- _PROBLEM STATEMENT_:
Only the pictures are omitted; repeat all other data exactly.

- _PROVIDED DATA_:
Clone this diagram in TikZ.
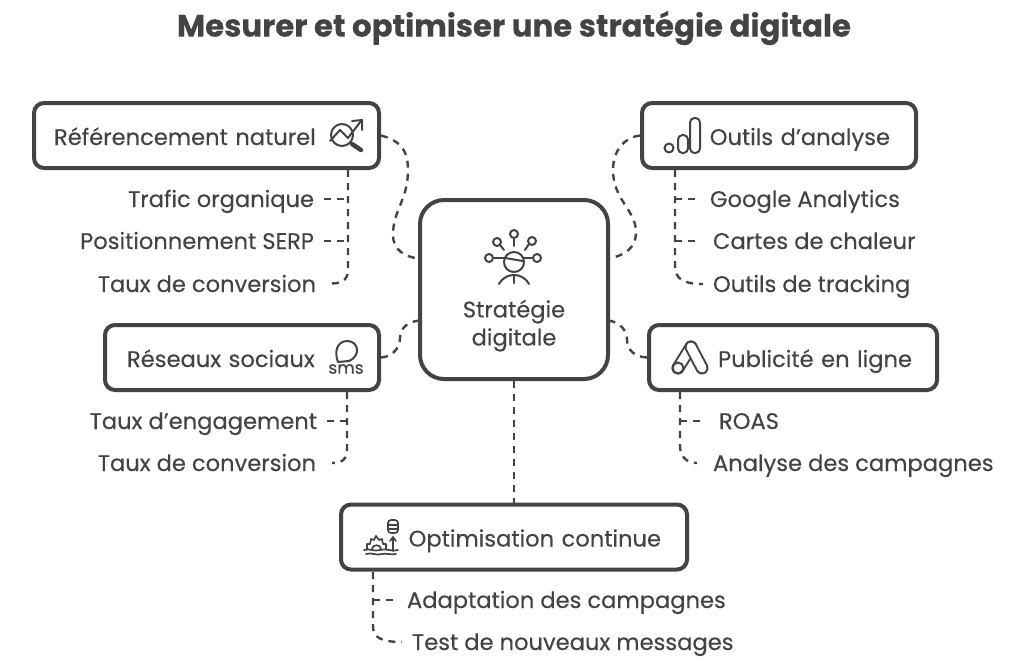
\documentclass[tikz,border=0pt]{standalone}
\usepackage{fontspec}
\setmainfont{Poppins}[FakeBold=0.25]
\definecolor{ink}{HTML}{434343}
\tikzset{
  box/.style={draw=ink, text=ink, line width=4pt, rounded corners=10pt, minimum height=65pt, inner xsep=20pt, font=\fontsize{22.6}{28}\selectfont},
  lone/.style={text height=25pt, text depth=6pt},
  leaf/.style={text=ink, inner sep=0pt, outer sep=4pt, text height=21pt, text depth=5pt, font=\fontsize{22.6}{24}\selectfont},
  link/.style={draw=ink, line width=2.4pt, dash pattern=on 7pt off 6pt},
  ico/.style={draw=ink, line width=2pt, line cap=round, line join=round},
}
\begin{document}
\begin{tikzpicture}[x=1pt,y=-1pt]
\useasboundingbox (0,0) rectangle (1024,662);
\node[text=ink, inner sep=0pt, font=\fontsize{30.8}{34}\selectfont\bfseries] (title) at (514,28){Mesurer et optimiser une stratégie digitale};
% boxes
\node[box, rounded corners=24pt, minimum width=188pt, minimum height=179pt, align=center] (strat) at (514,289.5){\rule{0pt}{62pt}\\Stratégie\\digitale};
\node[box, lone, text width=305pt, align=left] (refnat) at (206.5,135.5){Référencement naturel};
\node[box, lone, inner xsep=26pt, text width=222pt, align=right] (analyse) at (779,135.5){Outils d'analyse};
\node[box, lone, inner xsep=22pt, text width=230pt, align=left] (social) at (242,357.5){Réseaux sociaux};
\node[box, lone, inner xsep=25pt, text width=238pt, align=right] (pub) at (793,357.5){Publicité en ligne};
\node[box, lone, inner xsep=26pt, text width=294pt, align=right] (optim) at (514,537){Optimisation continue};
% leaves
\node[leaf, anchor=east] (ref1) at (318,199){Trafic organique};
\node[leaf, anchor=east] (ref2) at (318,241){Positionnement SERP};
\node[leaf, anchor=east] (ref3) at (320,284){Taux de conversion};
\node[leaf, anchor=west] (ana1) at (706,199){Google Analytics};
\node[leaf, anchor=west] (ana2) at (709,241){Cartes de chaleur};
\node[leaf, anchor=west] (ana3) at (709,284){Outils de tracking};
\node[leaf, anchor=east] (soc1) at (321,421){Taux d'engagement};
\node[leaf, anchor=east] (soc2) at (320,463){Taux de conversion};
\node[leaf, anchor=west] (pub1) at (715,421){ROAS};
\node[leaf, anchor=west] (pub2) at (709,463){Analyse des campagnes};
\node[leaf, anchor=west] (opt1) at (403,600){Adaptation des campagnes};
\node[leaf, anchor=west] (opt2) at (408,642){Test de nouveaux messages};
% trunks start under the boxes
\coordinate (reftop) at (348,170);
\coordinate (anatop) at (675,170);
\coordinate (soctop) at (347,392);
\coordinate (pubtop) at (680,392);
\coordinate (opttop) at (373,572);
% links from the centre
\draw[link] (refnat.east) .. controls (398,140) and (408,148) .. (408,170) .. controls (408,200) and (393,210) .. (393,235) .. controls (393,250) and (405,257) .. (strat.162);
\draw[link] (analyse.west) .. controls (625,137) and (613,150) .. (613,170) .. controls (613,200) and (636,210) .. (636,232) .. controls (636,248) and (625,255) .. (strat.18);
\draw[link] (social.east) .. controls (392,357) and (400,348) .. (400,338) .. controls (400,328) and (408,322) .. (strat.198);
\draw[link] (pub.west) .. controls (635,357) and (627,350) .. (627,340) .. controls (627,330) and (620,323) .. (strat.-18);
\draw[link] (strat.south) -- (optim.north);
% trunks
\draw[link, shorten >=12pt] (reftop) -- (348,268) .. controls (348,278) and (345,283) .. (ref3.east);
\draw[link, shorten <=6pt] (ref1.east) -- (348,199);
\draw[link, shorten <=6pt] (ref2.east) -- (348,241);
\draw[link, shorten >=6pt] (anatop) -- (675,266) .. controls (675,278) and (682,284) .. (ana3.west);
\draw[link, shorten <=11pt] (ana1.west) -- (675,199);
\draw[link, shorten <=14pt] (ana2.west) -- (675,241);
\draw[link, shorten >=12pt] (soctop) -- (347,448) .. controls (347,458) and (344,463) .. (soc2.east);
\draw[link, shorten <=6pt] (soc1.east) -- (347,421);
\draw[link, shorten >=12pt] (pubtop) -- (680,446) .. controls (680,456) and (686,463) .. (pub2.west);
\draw[link, shorten <=15pt] (pub1.west) -- (680,421);
\draw[link, shorten >=6pt] (opttop) -- (373,626) .. controls (373,637) and (380,642) .. (opt2.west);
\draw[link, shorten <=10pt] (opt1.west) -- (373,600);
% icon: search chart
\draw[ico] (342,135) circle[radius=11];
\draw[ico] (330,141) -- (340,130) -- (348,138) -- (361,121);
\draw[ico] (352,121) -- (362,120) -- (362,130);
\draw[ico, line width=4.5pt] (352,144) -- (361,150);
% icon: bars
\draw[ico] (669,148) circle[radius=4.5];
\draw[ico, rounded corners=4.5pt] (678,135) rectangle (688,153);
\draw[ico, rounded corners=4.5pt] (690,118) rectangle (700,153);
% icon: person
\draw[ico] (514,262) circle[radius=10];
\draw[ico] (505,258) -- (523,261);
\draw[ico] (489,258) circle[radius=4];
\draw[ico] (537,258) circle[radius=4];
\draw[ico] (514,234) circle[radius=4];
\draw[ico] (497,242) circle[radius=4];
\draw[ico] (532,241) circle[radius=4];
\draw[ico] (493,258) -- (504,258);
\draw[ico] (524,258) -- (533,258);
\draw[ico] (514,238) -- (514,246);
\draw[ico] (500,245) -- (504,250);
\draw[ico] (529,244) -- (525,250);
\draw[ico] (499,284) .. controls (503,277) and (509,275) .. (514,275) .. controls (519,275) and (525,277) .. (529,284);
\draw[ico] (514,275) -- (514,283);
% icon: sms
\draw[ico] (338,362) .. controls (334,352) and (337,341) .. (347,341) .. controls (359,341) and (361,356) .. (349,361) -- (338,362);
\node[text=ink, inner sep=0pt, font=\fontsize{17}{17}\selectfont] (smstxt) at (346,369){sms};
% icon: ads
\draw[ico, line width=13pt] (678,368) -- (691,347);
\draw[white, line width=9pt, line cap=round] (678,368) -- (691,347);
\draw[ico, line width=13pt] (691,347) -- (702,368);
\draw[white, line width=9pt, line cap=round] (691,347) -- (702,368);
\draw[ico] (678,368) circle[radius=5.5];
% icon: data and gear
\draw[ico, line width=1.7pt, rounded corners=3pt] (388,520) rectangle (398,533);
\draw[ico, line width=1.7pt] (388,525) -- (398,525) (388,529) -- (398,529);
\draw[ico, line width=1.7pt] (393,551) -- (393,538) (390,541) -- (393,537) -- (396,541);
\draw[ico, line width=1.7pt] (367,549) -- (367,544) -- (370,544) -- (371,539) -- (374,540) -- (376,536) -- (379,540) -- (382,539) -- (383,544) -- (386,544) -- (386,549);
\draw[ico, line width=1.7pt] (372,549) .. controls (372,544) and (381,544) .. (381,549);
\draw[ico, line width=1.7pt] (364,550) .. controls (370,548) and (374,552) .. (380,550) .. controls (386,548) and (392,552) .. (398,550);
\draw[ico, line width=1.7pt] (366,554) .. controls (372,552) and (376,556) .. (382,554) .. controls (386,553) and (392,555) .. (396,554);
\end{tikzpicture}
\end{document}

- _OUTPUT FOR THIS EXERCISE_:
Clone this diagram in TikZ.
\documentclass[tikz,border=0pt]{standalone}
\usepackage{fontspec}
\setmainfont{Poppins}[FakeBold=0.25]
\definecolor{ink}{HTML}{434343}
\tikzset{
  box/.style={draw=ink, text=ink, line width=4pt, rounded corners=10pt, minimum height=65pt, inner xsep=20pt, font=\fontsize{22.6}{28}\selectfont},
  lone/.style={text height=25pt, text depth=6pt},
  leaf/.style={text=ink, inner sep=0pt, outer sep=4pt, text height=21pt, text depth=5pt, font=\fontsize{22.6}{24}\selectfont},
  link/.style={draw=ink, line width=2.4pt, dash pattern=on 7pt off 6pt},
  ico/.style={draw=ink, line width=2pt, line cap=round, line join=round},
}
\begin{document}
\begin{tikzpicture}[x=1pt,y=-1pt]
\useasboundingbox (0,0) rectangle (1024,662);
\node[text=ink, inner sep=0pt, font=\fontsize{30.8}{34}\selectfont\bfseries] (title) at (514,28){Mesurer et optimiser une stratégie digitale};
% boxes
\node[box, rounded corners=24pt, minimum width=188pt, minimum height=179pt, align=center] (strat) at (514,289.5){\rule{0pt}{62pt}\\Stratégie\\digitale};
\node[box, lone, text width=305pt, align=left] (refnat) at (206.5,135.5){Référencement naturel};
\node[box, lone, inner xsep=26pt, text width=222pt, align=right] (analyse) at (779,135.5){Outils d'analyse};
\node[box, lone, inner xsep=22pt, text width=230pt, align=left] (social) at (242,357.5){Réseaux sociaux};
\node[box, lone, inner xsep=25pt, text width=238pt, align=right] (pub) at (793,357.5){Publicité en ligne};
\node[box, lone, inner xsep=26pt, text width=294pt, align=right] (optim) at (514,537){Optimisation continue};
% leaves
\node[leaf, anchor=east] (ref1) at (318,199){Trafic organique};
\node[leaf, anchor=east] (ref2) at (318,241){Positionnement SERP};
\node[leaf, anchor=east] (ref3) at (320,284){Taux de conversion};
\node[leaf, anchor=west] (ana1) at (706,199){Google Analytics};
\node[leaf, anchor=west] (ana2) at (709,241){Cartes de chaleur};
\node[leaf, anchor=west] (ana3) at (709,284){Outils de tracking};
\node[leaf, anchor=east] (soc1) at (321,421){Taux d'engagement};
\node[leaf, anchor=east] (soc2) at (320,463){Taux de conversion};
\node[leaf, anchor=west] (pub1) at (715,421){ROAS};
\node[leaf, anchor=west] (pub2) at (709,463){Analyse des campagnes};
\node[leaf, anchor=west] (opt1) at (403,600){Adaptation des campagnes};
\node[leaf, anchor=west] (opt2) at (408,642){Test de nouveaux messages};
% trunks start under the boxes
\coordinate (reftop) at (348,170);
\coordinate (anatop) at (675,170);
\coordinate (soctop) at (347,392);
\coordinate (pubtop) at (680,392);
\coordinate (opttop) at (373,572);
% links from the centre
\draw[link] (refnat.east) .. controls (398,140) and (408,148) .. (408,170) .. controls (408,200) and (393,210) .. (393,235) .. controls (393,250) and (405,257) .. (strat.162);
\draw[link] (analyse.west) .. controls (625,137) and (613,150) .. (613,170) .. controls (613,200) and (636,210) .. (636,232) .. controls (636,248) and (625,255) .. (strat.18);
\draw[link] (social.east) .. controls (392,357) and (400,348) .. (400,338) .. controls (400,328) and (408,322) .. (strat.198);
\draw[link] (pub.west) .. controls (635,357) and (627,350) .. (627,340) .. controls (627,330) and (620,323) .. (strat.-18);
\draw[link] (strat.south) -- (optim.north);
% trunks
\draw[link, shorten >=12pt] (reftop) -- (348,268) .. controls (348,278) and (345,283) .. (ref3.east);
\draw[link, shorten <=6pt] (ref1.east) -- (348,199);
\draw[link, shorten <=6pt] (ref2.east) -- (348,241);
\draw[link, shorten >=6pt] (anatop) -- (675,266) .. controls (675,278) and (682,284) .. (ana3.west);
\draw[link, shorten <=11pt] (ana1.west) -- (675,199);
\draw[link, shorten <=14pt] (ana2.west) -- (675,241);
\draw[link, shorten >=12pt] (soctop) -- (347,448) .. controls (347,458) and (344,463) .. (soc2.east);
\draw[link, shorten <=6pt] (soc1.east) -- (347,421);
\draw[link, shorten >=12pt] (pubtop) -- (680,446) .. controls (680,456) and (686,463) .. (pub2.west);
\draw[link, shorten <=15pt] (pub1.west) -- (680,421);
\draw[link, shorten >=6pt] (opttop) -- (373,626) .. controls (373,637) and (380,642) .. (opt2.west);
\draw[link, shorten <=10pt] (opt1.west) -- (373,600);
% icon: search chart
\draw[ico] (342,135) circle[radius=11];
\draw[ico] (330,141) -- (340,130) -- (348,138) -- (361,121);
\draw[ico] (352,121) -- (362,120) -- (362,130);
\draw[ico, line width=4.5pt] (352,144) -- (361,150);
% icon: bars
\draw[ico] (669,148) circle[radius=4.5];
\draw[ico, rounded corners=4.5pt] (678,135) rectangle (688,153);
\draw[ico, rounded corners=4.5pt] (690,118) rectangle (700,153);
% icon: person
\draw[ico] (514,262) circle[radius=10];
\draw[ico] (505,258) -- (523,261);
\draw[ico] (489,258) circle[radius=4];
\draw[ico] (537,258) circle[radius=4];
\draw[ico] (514,234) circle[radius=4];
\draw[ico] (497,242) circle[radius=4];
\draw[ico] (532,241) circle[radius=4];
\draw[ico] (493,258) -- (504,258);
\draw[ico] (524,258) -- (533,258);
\draw[ico] (514,238) -- (514,246);
\draw[ico] (500,245) -- (504,250);
\draw[ico] (529,244) -- (525,250);
\draw[ico] (499,284) .. controls (503,277) and (509,275) .. (514,275) .. controls (519,275) and (525,277) .. (529,284);
\draw[ico] (514,275) -- (514,283);
% icon: sms
\draw[ico] (338,362) .. controls (334,352) and (337,341) .. (347,341) .. controls (359,341) and (361,356) .. (349,361) -- (338,362);
\node[text=ink, inner sep=0pt, font=\fontsize{17}{17}\selectfont] (smstxt) at (346,369){sms};
% icon: ads
\draw[ico, line width=13pt] (678,368) -- (691,347);
\draw[white, line width=9pt, line cap=round] (678,368) -- (691,347);
\draw[ico, line width=13pt] (691,347) -- (702,368);
\draw[white, line width=9pt, line cap=round] (691,347) -- (702,368);
\draw[ico] (678,368) circle[radius=5.5];
% icon: data and gear
\draw[ico, line width=1.7pt, rounded corners=3pt] (388,520) rectangle (398,533);
\draw[ico, line width=1.7pt] (388,525) -- (398,525) (388,529) -- (398,529);
\draw[ico, line width=1.7pt] (393,551) -- (393,538) (390,541) -- (393,537) -- (396,541);
\draw[ico, line width=1.7pt] (367,549) -- (367,544) -- (370,544) -- (371,539) -- (374,540) -- (376,536) -- (379,540) -- (382,539) -- (383,544) -- (386,544) -- (386,549);
\draw[ico, line width=1.7pt] (372,549) .. controls (372,544) and (381,544) .. (381,549);
\draw[ico, line width=1.7pt] (364,550) .. controls (370,548) and (374,552) .. (380,550) .. controls (386,548) and (392,552) .. (398,550);
\draw[ico, line width=1.7pt] (366,554) .. controls (372,552) and (376,556) .. (382,554) .. controls (386,553) and (392,555) .. (396,554);
\end{tikzpicture}
\end{document}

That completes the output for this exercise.